Зерно прятали в ямы,
пытаясь хотя бы что-то оставить на семена к весне. Специальные бригады
«комбедов» ходили по дворам и длинными металлическими стержнями тыкали повсюду,
разыскивая зерно. Этот произвол властей сегодня кажется невозможным, немыслимым
даже, наверное, не в вовсе цивилизованном государстве. Потому что право
собственности, при всевозможных переворотах, оставалось, как правило, незыблемым,
священным.
Память высвечивает
ряд эпизодов. Бабушка – свекровь – держит в строгости снох. Одна из них – как
бы дежурная по кухне, готовит обеды на всю семью, и, естественно, свекрови
что-то не нравится, она устроила тартарам – «хоть из хаты выбегай». Появляется
дедушка и пытается урезонить старуху, но она сварливая, жестковатая – на него
ноль внимания. Они называли друг друга «стара», «старый», а иногда он звал её
просто «Параська».
– Уймысь, Параська,
уймысь! – говорил дедушка, но она уже «завелась» и, видно, не скоро остынет.
Тогда он бросает на
пол свою шапку, в ярости топчет её ногами и кричит:
– Ах, ты, бисова
скотына, уймысь же, уймысь!
Вот, наверное,
откуда и идёт вспыльчивость у отца и у меня. Наследственные гены – от них
никуда не уйти!
В доме говорили на
двух языках. Старые – на украинском, молодые – на русском. Трудно даже
представить, как могли размещаться три семьи, пусть даже в большом доме. Детей
было семь. Естественно: ссоры, драчки, потасовки – нередки. Что же скрепляло
такую многочисленную семью? Религия и подчинение младших старшим. Уважались
прежние, домостроевские, правила: «жена, да убоится мужа».
Все религиозные
праздники, посты строго соблюдались, как и церковные службы: «заутреня»,
«обедня», «всенощная». Перед общим обедом в воскресенье после службы в церкви
непременно молитва. Обеды отличались обилием блюд и разносолов.

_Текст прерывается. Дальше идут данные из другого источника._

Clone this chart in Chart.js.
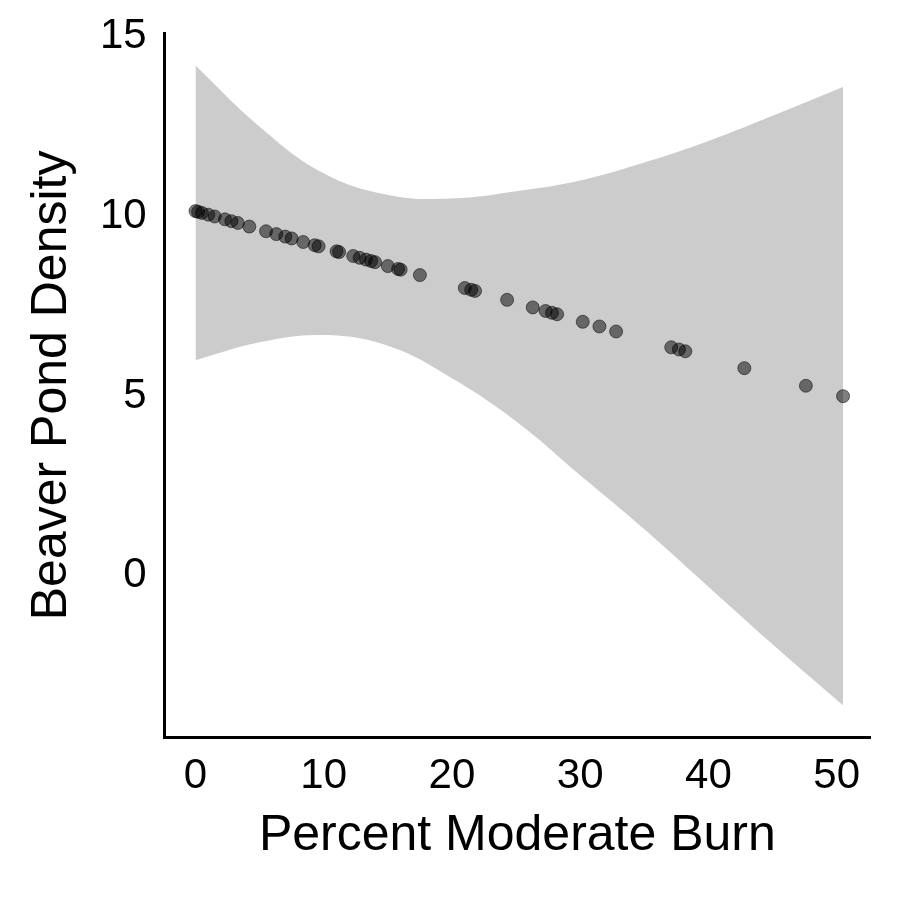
<!DOCTYPE html>
<html><head><style>html,body{margin:0;padding:0;background:#fff}</style>
<script src="https://cdn.jsdelivr.net/npm/chart.js@4"></script></head>
<body><div style="width:900px;height:900px"><canvas id="c" width="900" height="900"></canvas></div>
<script>
const bandX = [0, 5, 10, 15, 20, 25, 30, 35, 40, 45, 50.5];
const bandUpper = [14.2, 12.5, 11.2, 10.6, 10.5, 10.7, 11.0, 11.5, 12.1, 12.8, 13.6];
const bandLower = [6.0, 6.5, 6.7, 6.4, 5.5, 4.3, 2.8, 1.3, -0.3, -1.9, -3.6];
const pointX = [0,0.2,0.5,1,1.5,2.3,2.8,3.3,4.2,5.5,6.3,7,7.5,8.4,9.3,9.6,11,11.2,12.3,12.8,13.3,13.7,14,15,15.8,16,17.5,21,21.5,21.8,24.3,26.3,27.3,27.8,28.2,30.2,31.5,32.8,37.1,37.7,38.2,42.8,47.6,50.5];
const pointY = [10.15,10.13,10.1,10.05,10.0,9.92,9.87,9.82,9.72,9.59,9.51,9.44,9.39,9.29,9.2,9.17,9.03,9.01,8.9,8.85,8.8,8.76,8.73,8.62,8.54,8.52,8.37,8.01,7.96,7.93,7.68,7.47,7.37,7.32,7.28,7.07,6.94,6.8,6.36,6.3,6.25,5.78,5.29,5.0];
const xTicks = [0,10,20,30,40,50];
const yTicks = [0,5,10,15];
const font = 'Liberation Sans, Arial, sans-serif';
new Chart(document.getElementById('c'), {
  type: 'scatter',
  data: { datasets: [
    { type:'line', order:2, data: bandX.map((x,i)=>({x, y: bandUpper[i]})), borderWidth:0, pointRadius:0, tension:0.4, fill:'+1', backgroundColor:'#cccccc' },
    { type:'line', order:2, data: bandX.map((x,i)=>({x, y: bandLower[i]})), borderWidth:0, pointRadius:0, tension:0.4, fill:false },
    { order:1, data: pointX.map((x,i)=>({x, y: pointY[i]})), pointRadius:6.5, backgroundColor:'rgba(0,0,0,0.5)', borderColor:'rgba(0,0,0,0.5)', borderWidth:1 }
  ]},
  options: {
    responsive:false, animation:false,
    layout:{padding:{left:18,right:30,top:26,bottom:30}},
    plugins:{legend:{display:false},tooltip:{enabled:false}},
    scales:{
      x:{type:'linear',min:-2.4,max:52.6,
        afterBuildTicks:a=>{a.ticks=xTicks.map(v=>({value:v}));},
        grid:{display:false,drawTicks:true,tickLength:10,tickColor:'#000',tickWidth:2},
        border:{color:'#000',width:3},
        ticks:{color:'#000',font:{family:font,size:42},padding:4,maxRotation:0},
        title:{display:true,text:'Percent Moderate Burn',color:'#000',font:{family:font,size:50},padding:{top:0}}},
      y:{min:-4.5,max:15.1,
        afterBuildTicks:a=>{a.ticks=yTicks.map(v=>({value:v}));},
        grid:{display:false,drawTicks:true,tickLength:10,tickColor:'#000',tickWidth:2},
        border:{color:'#000',width:3},
        ticks:{color:'#000',font:{family:font,size:42},padding:8},
        title:{display:true,text:'Beaver Pond Density',color:'#000',font:{family:font,size:50},padding:{bottom:10}}}
    }
  }
});
</script></body></html>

Деревенская
кухня была у нас знатной, и чего только не готовилось к большим праздникам.
То было время, когда
всё дореволюционное сохранялось, а советское ещё не набрало силы. После смерти
Ленина во главе Государства стоял Председатель Совета Народных Комиссаров А.И.
Рыков, позднее расстрелянный Сталиным как «враг народа», «правый уклонист».
Подумать только! Первый пост в стране! Сталин мало помалу прибирал власть в
свои руки, чтобы потом стать полновластным диктатором, да таким, что мир
ужаснулся от его «подвигов». И ничего! Народ вначале молчал, лепетал,
безмолвствовал, чтобы потом безумствовать, неистовствовать от неслыханных,
неизведанных восторгов в его адрес. Вот уж воистину – чума нашла на ряд
поколений в бывшей Российской Империи. Были грозные цари, все их боялись, но
никогда так не прославляли.
Иван Грозный! Перед смертью его совесть за тысячи замученных заговорила и он стал каяться. А Сталин? Жаль, что в его последний час никого рядом с ним не было, и никто не знает, что он говорил, и просил ли у кого прощенья этот деспот, тиран и злодей. Таким он и вошёл в историю народов. Удивительно, что его нынешние эпигоны всё ещё пытаются воскресить дух того времени, словно не ведают, что воскрешения из мёртвых не бывает.